Money May Decide Rank of Party Hopefuls

Where candidates for parliament rank on the list of potential provincial representatives for the  National Assembly may depend more on money than merit.

“If a candidate stands in first place, he will pay more [to their party] than number two, three, four and five. But it depends on their work within the province,” said Serey Kosal, Funcinpec dep­u­ty secretary-general.

Each party has a list of at least 41 candidates eligible for a Na­tion­al Assembly seat. Depend­ing on the number of votes won within a province, the winning party selects a set number of representatives. More votes means more representation. So, the higher a candidate lands on that list, the more likely he or she is of getting a parliamentary seat.

“If you do not have more than $25,000 you are not listed as a candidate for parliament,” said one leading party member, who asked not to be named. “Even if you are sincere to the party and work hard for the party, you still are not registered,” he said.
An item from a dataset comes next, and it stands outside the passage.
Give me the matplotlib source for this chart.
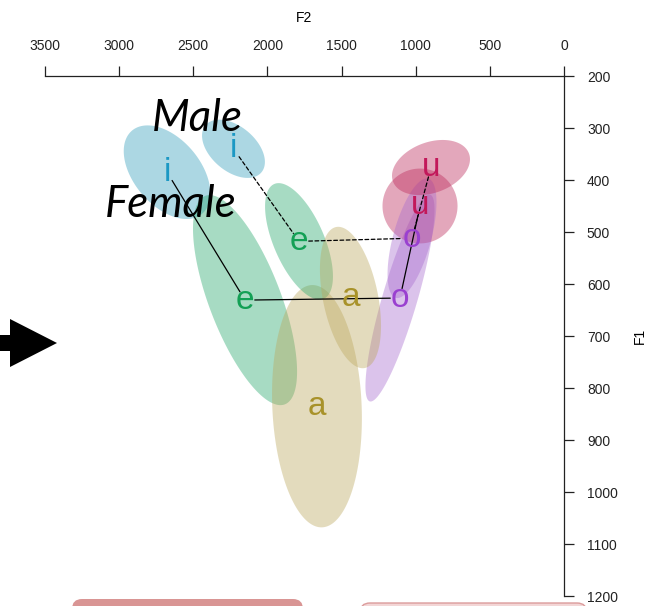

CPP parliamentarian Chea Soth is waiting for his next paycheck to contribute. “I will pay 5 million riel (about $1,242) but I don’t have enough today.”
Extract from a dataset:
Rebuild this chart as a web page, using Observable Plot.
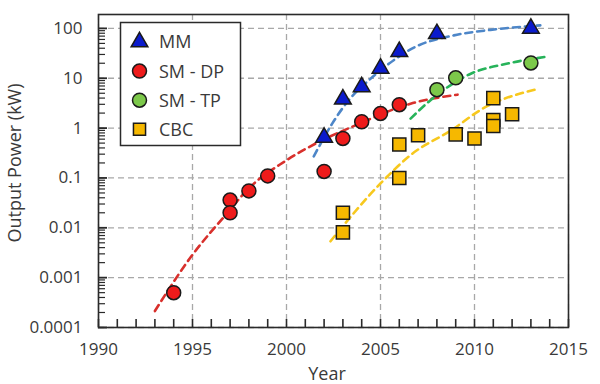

The money he pays goes toward campaigning during the one-month election period before the July 27 elections.

“I pay voluntarily for the party’s work to compete during the election. No one has forced me to pay. I will pay according to my capacity,” he said.
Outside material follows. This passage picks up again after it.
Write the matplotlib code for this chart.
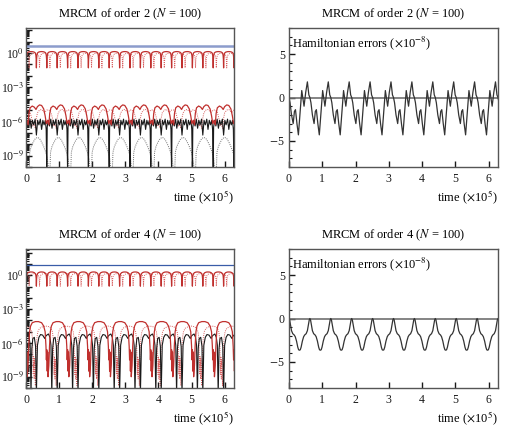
import numpy as np
import matplotlib
matplotlib.use("Agg")
import matplotlib.pyplot as plt
from matplotlib.ticker import MultipleLocator, LogLocator, NullFormatter

plt.rcParams['font.family'] = ['Liberation Serif', 'DejaVu Serif']
plt.rcParams['mathtext.fontset'] = 'stix'
plt.rcParams['font.size'] = 8.5

# ---------------- data ----------------
T_END = 2 * np.pi            # time axis end (x 1e5)
N_PER = 10                   # slow periods over the interval
N_FAST = 20                  # fast arcs over the interval

titles = ["MRCM of order 2 ($N$ = 100)", "MRCM of order 2 ($N$ = 100)",
          "MRCM of order 4 ($N$ = 100)", "MRCM of order 4 ($N$ = 100)"]
xlabel = "time ($\\times$10$^5$)"
ham_label = "Hamiltonian errors ($\\times$10$^{-8}$)"
log_tick_exps = [0, -3, -6, -9]
x_ticks = [0, 1, 2, 3, 4, 5, 6]
ham_ticks = [-5, 0, 5]

# Hamiltonian error, one period profiles (phase fraction, value x1e-8)
ham2_phase = [0.0, 0.05, 0.12, 0.2, 0.26, 0.31, 0.38, 0.45, 0.53, 0.61,
              0.67, 0.72, 0.8, 0.88, 0.95]
ham2_val = [0.0, -0.6, -2.0, -3.0, -1.6, -1.4, -3.0, -4.3, -1.8, 0.8,
            -0.2, -1.0, 0.6, 1.8, 0.3]
ham4_phase = [0.0, 0.03, 0.07, 0.12, 0.18, 0.25, 0.3, 0.36, 0.42, 0.46,
              0.5, 0.54, 0.58, 0.64, 0.7, 0.75, 0.82, 0.88, 0.93, 0.97]
ham4_val = [0.0, -0.15, -0.7, -1.4, -1.75, -1.9, -2.1, -2.6, -3.3, -3.6,
            -3.65, -3.6, -3.3, -2.6, -2.1, -1.9, -1.75, -1.4, -0.7, -0.15]

# Order 2 error curves (log10 values), per-period profiles
tl_blue = 4.6
tl_top_phase = [0.0, 0.02, 0.05, 0.1, 0.2, 0.35, 0.5, 0.65, 0.8, 0.9, 0.95, 0.98]
tl_red_top = [-1.3, -0.55, -0.2, 0.0, 0.08, 0.12, 0.13, 0.12, 0.08, 0.0, -0.2, -0.55]
tl_red_top_dot = [-1.3, -0.75, -0.4, -0.2, -0.08, -0.03, -0.02, -0.03, -0.08, -0.2, -0.4, -0.75]
tl_low_phase = [0.0, 0.04, 0.1, 0.2, 0.3, 0.38, 0.45, 0.55, 0.65, 0.75, 0.82, 0.88, 0.94]
tl_red_low = [-6.3, -5.3, -4.8, -4.65, -4.75, -4.95, -4.7, -4.55, -4.6, -4.9, -5.5, -6.2, -5.9]
tl_red_low_dot = [-6.6, -5.8, -5.25, -5.0, -4.95, -5.1, -5.2, -5.0, -5.0, -5.2, -5.7, -6.4, -6.2]
tl_blk_phase = [0.0, 0.02, 0.07, 0.13, 0.19, 0.25, 0.31, 0.37, 0.44, 0.5,
                0.56, 0.62, 0.69, 0.75, 0.81, 0.87, 0.93, 0.97]
tl_blk = [-10.5, -6.5, -5.9, -6.4, -5.8, -6.6, -5.9, -6.3, -5.8, -7.2,
          -5.9, -6.3, -5.8, -6.7, -5.9, -6.3, -5.9, -6.7]
tl_gray_phase = [0.0, 0.03, 0.1, 0.2, 0.3, 0.4, 0.5, 0.6, 0.7, 0.8, 0.88, 0.95]
tl_gray = [-10.5, -8.7, -8.2, -7.8, -7.5, -7.4, -7.5, -7.8, -8.2, -8.7, -9.3, -10.5]

# Order 4 error curves (log10 values)
bl_blue = 8.0
bl_red_top = [-0.95, -0.3, 0.0, 0.15, 0.25, 0.3, 0.31, 0.3, 0.25, 0.15, 0.0, -0.3]
bl_red_top_dot = [-0.95, -0.5, -0.2, 0.0, 0.1, 0.15, 0.16, 0.15, 0.1, 0.0, -0.2, -0.5]
bl_low_phase = [0.0, 0.03, 0.07, 0.12, 0.2, 0.35, 0.5, 0.65, 0.75, 0.82, 0.86,
                0.88, 0.9, 0.92, 0.94, 0.96]
bl_red_low = [-8.0, -6.3, -5.0, -4.5, -4.2, -4.1, -4.1, -4.2, -4.5, -5.0, -6.3,
              -7.5, -6.6, -8.5, -6.8, -9.0]
bl_red_low_dot = [-9.8, -7.0, -5.6, -5.0, -4.7, -4.55, -4.5, -4.55, -4.7, -5.0, -5.6,
                  -7.0, -8.8, -7.2, -9.2, -7.4]
bl_blk_phase = [0.0, 0.08, 0.15, 0.2, 0.24, 0.28, 0.33, 0.4, 0.46, 0.5, 0.55,
                0.62, 0.7, 0.8, 0.9, 0.95]
bl_blk = [-5.3, -5.2, -5.5, -6.2, -10.5, -6.5, -5.6, -5.5, -6.3, -10.5, -6.2,
          -5.5, -5.25, -5.3, -5.6, -5.4]


def tiled(phase, vals, n, offset=0.0):
    period = T_END / n
    ph = np.asarray(phase)
    t = np.concatenate([(k + ph + offset) * period for k in range(-1, n + 1)])
    v = np.tile(np.asarray(vals, dtype=float), n + 2)
    return t, v


RED = '#c0302e'
RED_D = '#d86060'
BLK = '#1a1a1a'
GRAY = '#6e6e6e'
SPINE = '#555555'

fig = plt.figure(figsize=(5.09, 4.34), dpi=100)
W, H = 509.0, 434.0
pos = {
    'tl': [26 / W, 1 - 167 / H, 208 / W, 139 / H],
    'tr': [289 / W, 1 - 167 / H, 209 / W, 139 / H],
    'bl': [26 / W, 1 - 388 / H, 208 / W, 139 / H],
    'br': [289 / W, 1 - 388 / H, 209 / W, 139 / H],
}


def style(ax, title):
    for s in ax.spines.values():
        s.set_color(SPINE)
        s.set_linewidth(1.0)
    ax.tick_params(which='both', direction='in', top=False, right=False,
                   colors=BLK, labelsize=8.5)
    ax.tick_params(axis='x', pad=4)
    ax.tick_params(which='major', length=4, width=1.0)
    ax.tick_params(which='minor', length=2.5, width=0.8)
    ax.set_xlim(0, T_END)
    ax.set_xticks(x_ticks)
    ax.set_title(title, fontsize=9, pad=8)
    ax.set_xlabel(xlabel, fontsize=9, loc='right', labelpad=3)


def log_panel(ax, title, blue, bcol, bw, red_top, red_top_dot, low_phase,
              red_low, red_low_dot, blk_phase, blk, gray_phase=None, gray=None,
              ylim=(-10, 2.2)):
    t, v = tiled(tl_top_phase, red_top_dot, N_FAST, 0.3)
    ax.plot(t, 10 ** v, color=RED_D, lw=0.7, ls=(0, (1, 1.2)))
    t, v = tiled(tl_top_phase, red_top, N_FAST)
    ax.plot(t, 10 ** v, color=RED, lw=0.9)
    t, v = tiled(low_phase, red_low_dot, N_PER, 0.45)
    ax.plot(t, 10 ** v, color=RED_D, lw=0.7, ls=(0, (1, 1.2)))
    if gray is not None:
        t, v = tiled(gray_phase, gray, N_PER, 0.15)
        ax.plot(t, 10 ** v, color=GRAY, lw=0.7, ls=(0, (1, 1.2)))
    t, v = tiled(blk_phase, blk, N_PER)
    ax.plot(t, 10 ** v, color=BLK, lw=0.8)
    t, v = tiled(low_phase, red_low, N_PER, 0.1)
    ax.plot(t, 10 ** v, color=RED, lw=0.9)
    ax.axhline(blue, color=bcol, lw=bw)
    ax.set_yscale('log')
    ax.set_ylim(10 ** ylim[0], 10 ** ylim[1])
    exps = list(range(-10, 3))
    ax.set_yticks([10.0 ** e for e in exps])
    ax.set_yticklabels([("10$^{%d}$" % e) if e in log_tick_exps else "" for e in exps],
                       fontsize=8)
    ax.tick_params(axis='y', pad=1.5)
    ax.yaxis.set_minor_locator(LogLocator(base=10, subs=np.arange(2, 10), numticks=50))
    ax.yaxis.set_minor_formatter(NullFormatter())
    style(ax, title)


def ham_panel(ax, title, phase, vals):
    ax.axhline(0, color='#707070', lw=1.2)
    t, v = tiled(phase, vals, N_PER)
    ax.plot(t, v, color='#333333', lw=0.9)
    ax.set_ylim(-8, 8)
    ax.set_yticks(ham_ticks)
    ax.set_yticklabels(["$-$5", "0", "5"])
    ax.tick_params(axis='y', pad=3)
    ax.yaxis.set_minor_locator(MultipleLocator(1))
    style(ax, title)
    ax.text(0.012, 0.955, ham_label, transform=ax.transAxes, ha='left', va='top',
            fontsize=9)


ax = fig.add_axes(pos['tl'])
log_panel(ax, titles[0], tl_blue, '#8c9ccc', 1.8, tl_red_top, tl_red_top_dot,
          tl_low_phase, tl_red_low, tl_red_low_dot, tl_blk_phase, tl_blk,
          tl_gray_phase, tl_gray, ylim=(-9.95, 2.2))
ax = fig.add_axes(pos['tr'])
ham_panel(ax, titles[1], ham2_phase, ham2_val)
ax = fig.add_axes(pos['bl'])
log_panel(ax, titles[2], bl_blue, '#3a5ca8', 0.9, bl_red_top, bl_red_top_dot,
          bl_low_phase, bl_red_low, bl_red_low_dot, bl_blk_phase, bl_blk,
          ylim=(-9.8, 2.35))
ax = fig.add_axes(pos['br'])
ham_panel(ax, titles[3], ham4_phase, ham4_val)

fig.savefig('out.png', dpi=100)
Eng Chhay Eang, the Sam Rainsy Party general secretary, said candidates pay the party to offset its campaign expenses.

“Each candidate needs to pay for work in their province in which they are standing. There is no limit to what people can pay. If they have more money, they pay more money. If they have less, they pay less,” he said.

Touk Chea, a Phnom Penh resident who has long held political ambitions, said, “I do not work for any political party right now, but if I want to be a parliamentarian I must spend a lot of money so I will be selected first.” He added, “Money can solve everything.”